How to cook the pork chops:
  1. Add a little bit of oil to a cast iron skillet and set it into the cold oven.
  2. Heat the oven to 425 degrees F. with the skillet in it.
  3. Once the oven is preheated, use kitchen tongs to transfer the chops directly from the marinade to the hot skillet.
  4. Cook on both sides until the internal temperature of the pork has reached 145 degrees F. (4 to 7 minutes per side for 1 inch-thick chops).** Remove the pork chops from the oven and let rest for 3 minutes before serving.

Notes

  • *You can use light or dark brown sugar for this recipe.
  • **It's really important to not overcook pork chops or they will turn out dry.
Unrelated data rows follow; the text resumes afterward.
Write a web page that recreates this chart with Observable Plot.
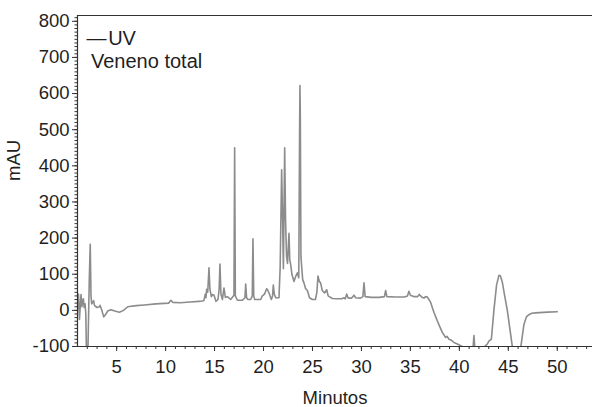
<!DOCTYPE html>
<html>
<head>
<meta charset="utf-8">
<script src="https://cdn.jsdelivr.net/npm/d3@7"></script>
<script src="https://cdn.jsdelivr.net/npm/@observablehq/plot@0.6"></script>
<style>
  html, body { margin: 0; padding: 0; background: #fff; }
  svg { display: block; }
</style>
</head>
<body>
<div id="chart"></div>
<script>
// Retention time (minutes)
const minutos = [
  1.02, 1.1, 1.2, 1.3, 1.36, 1.45, 1.52, 1.6, 1.68, 1.77, 1.85, 1.92, 2.05, 2.2, 2.3, 2.38, 2.45, 2.55, 2.65, 2.72, 2.79,
  3.0, 3.24, 3.3, 3.45, 3.68, 3.9, 4.08, 4.42, 4.8, 5.28, 5.7, 6.13, 7.0, 7.83, 9.0, 10.3, 10.55, 10.75, 11.5, 12.5,
  13.4, 13.79, 13.92, 14.05, 14.12, 14.19, 14.3, 14.43, 14.52, 14.67, 14.8, 14.94, 15.14, 15.35, 15.47, 15.55, 15.65,
  15.8, 15.96, 16.1, 16.31, 16.64, 16.98, 17.05, 17.12, 17.33, 17.84, 18.1, 18.18, 18.27, 18.41, 18.69, 18.85, 18.92,
  19.0, 19.1, 19.71, 19.88, 20.1, 20.32, 20.45, 20.56, 20.8, 20.92, 21.0, 21.1, 21.24, 21.58, 21.7, 21.85, 21.95,
  22.03, 22.1, 22.16, 22.25, 22.35, 22.45, 22.6, 22.68, 22.77, 22.9, 23.11, 23.3, 23.46, 23.6, 23.68, 23.72, 23.76,
  23.82, 23.9, 24.0, 24.13, 24.3, 24.48, 24.7, 24.99, 25.3, 25.45, 25.56, 25.7, 25.83, 26.0, 26.24, 26.45, 26.6,
  27.03, 27.5, 28.0, 28.21, 28.35, 28.49, 28.65, 29.0, 29.24, 29.4, 29.9, 30.15, 30.26, 30.38, 31.0, 31.8, 32.35,
  32.47, 32.6, 33.5, 34.4, 34.7, 34.85, 35.0, 35.4, 35.75, 35.9, 36.05, 36.2, 36.38, 36.55, 36.73, 37.07, 37.4,
  37.75, 38.0, 38.26, 38.6, 38.75, 38.94, 39.2, 39.45, 39.8, 40.13, 40.5, 41.0, 41.4, 41.49, 41.58, 42.0, 42.5,
  42.86, 43.02, 43.15, 43.27, 43.53, 43.8, 44.04, 44.2, 44.39, 44.6, 44.9, 45.41, 45.7, 46.1, 46.26, 46.59, 46.85,
  47.1, 47.4, 47.79, 49.0, 50.0
];
// Absorbance (mAU)
const mAU = [
  5, 45, -25, 20, 44, 10, 25, 32, 8, 18, -10, -130, -130, 80, 183, 40, 18, 22, 27, 15, 12,
  8, 10, 14, 3, -18, -10, -2, 2, -2, -5, 0, 10, 13, 15, 18, 20, 28, 22, 21, 23,
  25, 26, 28, 45, 35, 58, 50, 118, 60, 38, 44, 42, 25, 30, 60, 128, 45,
  30, 62, 36, 38, 30, 42, 450, 40, 28, 28, 35, 73, 35, 30, 30, 40, 198,
  40, 30, 30, 40, 45, 60, 55, 48, 30, 40, 70, 45, 35, 35, 120, 389, 250,
  115, 300, 450, 250, 150, 130, 213, 140, 127, 100, 80, 95, 104, 90, 480, 622, 530,
  150, 120, 85, 76, 60, 55, 35, 30, 30, 50, 95, 80, 76, 55, 48, 57, 40,
  33, 32, 32, 35, 32, 45, 34, 34, 42, 35, 34, 38, 76, 38, 36, 36, 38,
  55, 38, 37, 37, 40, 53, 42, 38, 38, 44, 40, 36, 34, 38, 37, 22, -5,
  -29, -45, -61, -75, -72, -80, -83, -89, -93, -98, -102, -103, -103, -70, -103, -103, -102,
  -93, -85, -82, -80, 0, 70, 97, 95, 78, 45, 0, -100, -130, -130, -105, -40, -18,
  -12, -8, -7, -5, -4
];

const xDomain = [1.0, 53.6];
const yDomain = [-100, 816];
const xMajorTicks = [5, 10, 15, 20, 25, 30, 35, 40, 45, 50];
const xMinorTicks = d3.range(2, 54, 1);
const yMajorTicks = [-100, 0, 100, 200, 300, 400, 500, 600, 700, 800];
const yMinorTicks = d3.range(-100, 811, 10);
const xLabel = "Minutos";
const yLabel = "mAU";
const legendLine1 = "\u2014\u200aUV";
const legendLine2 = "Veneno total";

const data = minutos.map((t, i) => ({t, v: mAU[i]}));

const font = "'Liberation Sans', Arial, Helvetica, sans-serif";
const ink = "#1f1f1f";
const plain = d => String(d);

const chart = Plot.plot({
  width: 592,
  height: 407,
  marginLeft: 77,
  marginRight: 0,
  marginTop: 15,
  marginBottom: 61,
  style: {fontFamily: font, fontSize: "18.5px", color: ink, background: "#fff"},
  x: {domain: xDomain},
  y: {domain: yDomain},
  marks: [
    Plot.line(data, {x: "t", y: "v", stroke: "#8c8c8c", strokeWidth: 1.6, clip: true, curve: "linear"}),
    Plot.axisX(xMinorTicks, {tickSize: 3, text: null, label: null, stroke: "#333", strokeOpacity: 1}),
    Plot.axisX(xMajorTicks, {tickSize: 5, tickPadding: 8, label: null, stroke: "#333", strokeOpacity: 1, fill: ink, tickFormat: plain}),
    Plot.axisY(yMinorTicks, {tickSize: 2.5, text: null, label: null, stroke: "#333", strokeOpacity: 1}),
    Plot.axisY(yMajorTicks, {tickSize: 5, tickPadding: 3, label: null, stroke: "#333", strokeOpacity: 1, fill: ink, tickFormat: plain}),
    Plot.ruleY([yDomain[0]], {stroke: "#333", strokeWidth: 1.2}),
    Plot.ruleY([yDomain[1]], {stroke: "#333", strokeWidth: 1.2}),
    Plot.ruleX([xDomain[0]], {stroke: "#333", strokeWidth: 1.2}),
    Plot.text([xLabel], {frameAnchor: "bottom", dy: 57, fill: ink, fontSize: 18.5}),
    Plot.text([yLabel], {frameAnchor: "left", dx: -63, rotate: -90, fill: ink, fontSize: 18.5}),
    Plot.text([legendLine1], {frameAnchor: "top-left", dx: 9, dy: 15.3, textAnchor: "start", fill: ink, fontSize: 20}),
    Plot.text([legendLine2], {frameAnchor: "top-left", dx: 13.5, dy: 37.9, textAnchor: "start", fill: ink, fontSize: 20})
  ]
});

document.getElementById("chart").appendChild(chart);
</script>
</body>
</html>
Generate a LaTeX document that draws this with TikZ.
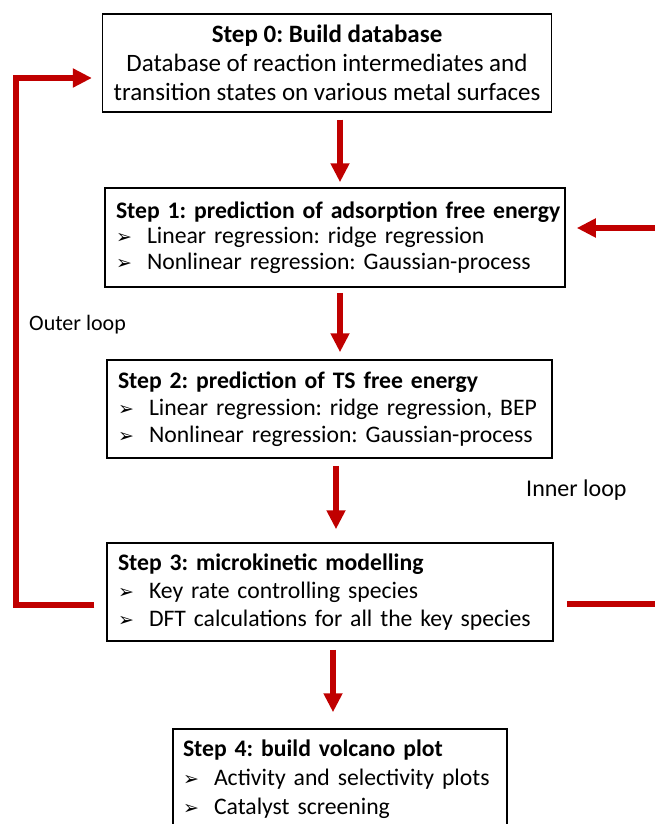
\documentclass[tikz,border=0pt]{standalone}
\usepackage{fontspec}
\setmainfont{Carlito}
\newfontfamily\symfont{DejaVu Sans}
\usetikzlibrary{arrows.meta,calc}
\frenchspacing
\definecolor{loopred}{RGB}{192,0,0}
\newcommand{\bul}{\makebox[31pt][l]{\symfont\fontsize{19}{19}\selectfont ➢}}
\newcommand{\oneline}[1]{\mbox{#1}}
\begin{document}
\begin{tikzpicture}[x=1pt,y=-1pt,
  box/.style={draw=black, line width=1.5pt, inner ysep=0pt, inner xsep=11pt},
  lbox/.style={box, align=left},
  flow/.style={draw=loopred, line width=5.5pt, -{Triangle[width=18pt,length=19pt]}},
  loopline/.style={draw=loopred, line width=5.5pt, line join=miter},
  lbl/.style={inner sep=0pt, anchor=west}]
\useasboundingbox (0,0) rectangle (654,824);
\node[box, minimum width=440pt, minimum height=98pt, align=center, font=\fontsize{25}{29}\selectfont] (b0) at (327,63)
  {\textbf{Step 0: Build database}\\Database of reaction intermediates and\\transition states on various metal surfaces};
\node[lbox, text width=438pt, minimum height=99pt, font=\fontsize{23.7}{25.5}\selectfont] (b1) at (335,237.5)
  {\oneline{\textbf{Step 1: prediction of adsorption free energy}}\\\oneline{\bul Linear regression: ridge regression}\\\oneline{\bul Nonlinear regression: Gaussian-process}};
\node[lbox, text width=423pt, minimum height=98pt, font=\fontsize{23.7}{27}\selectfont] (b2) at (329.5,409)
  {\oneline{\textbf{Step 2: prediction of TS free energy}}\\\oneline{\bul Linear regression: ridge regression, BEP}\\\oneline{\bul Nonlinear regression: Gaussian-process}};
\node[lbox, text width=424pt, minimum height=98pt, font=\fontsize{23.7}{28}\selectfont] (b3) at (330,592)
  {\oneline{\textbf{Step 3: microkinetic modelling}}\\\oneline{\bul Key rate controlling species}\\\oneline{\bul DFT calculations for all the key species}};
\node[lbox, text width=314pt, inner xsep=10pt, minimum height=100pt, font=\fontsize{23.7}{29}\selectfont] (b4) at (340,779)
  {\oneline{\textbf{Step 4: build volcano plot}}\\\oneline{\bul Activity and selectivity plots}\\\oneline{\bul Catalyst screening}};
% main flow
\draw[flow] ([xshift=13pt,yshift=-7pt]b0.south) -- ([xshift=5pt,yshift=5pt]b1.north);
\draw[flow] ([xshift=5pt,yshift=-5pt]b1.south) -- ([xshift=10.5pt,yshift=7pt]b2.north);
\draw[flow] ([xshift=6.5pt,yshift=-7pt]b2.south) -- ([xshift=6pt,yshift=13pt]b3.north);
\draw[flow] ([xshift=3pt,yshift=-8pt]b3.south) -- ([xshift=-7pt,yshift=16pt]b4.north);
% outer loop
\coordinate (ol) at (16,0);
\coordinate (os) at ([xshift=-12pt,yshift=-13pt]b3.west);
\coordinate (oe) at ([xshift=-10pt,yshift=-15pt]b0.west);
\draw[loopline, -{Triangle[width=18pt,length=19pt]}] (os) -- (os -| ol) -- (oe -| ol) -- (oe);
\node[lbl, font=\fontsize{22}{26}\selectfont] (outer) at (29,325) {Outer loop};
% inner loop
\coordinate (is) at ([xshift=13pt,yshift=-12pt]b3.east);
\coordinate (ie) at ([xshift=11pt,yshift=9.5pt]b1.east);
\coordinate (ir) at (662,0);
\draw[loopline] (is) -- (is -| ir);
\draw[flow] (ie -| ir) -- (ie);
\node[lbl, font=\fontsize{24}{28}\selectfont] (inner) at (526,490) {Inner loop};
\end{tikzpicture}
\end{document}
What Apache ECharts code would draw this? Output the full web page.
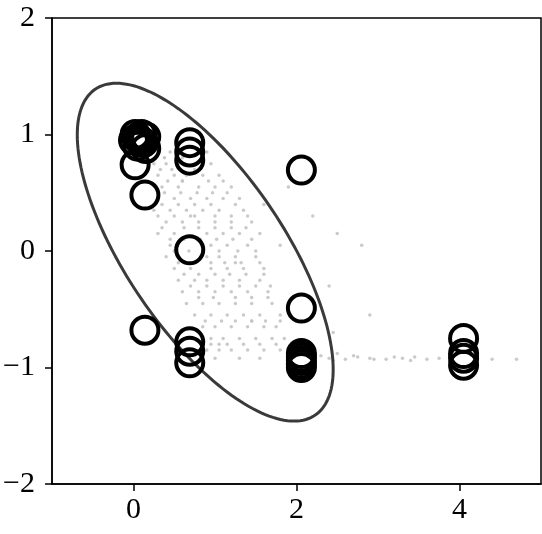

I recommend to use an instant-read thermometer to check the temperature frequently. Remove the chops from the oven as soon as they have reached an internal temperature of 145 degrees F.
  • Storage and reheating:
  • I don't recommend storing and reheating the cooked pork chops because they will lose much of their juiciness when being reheated.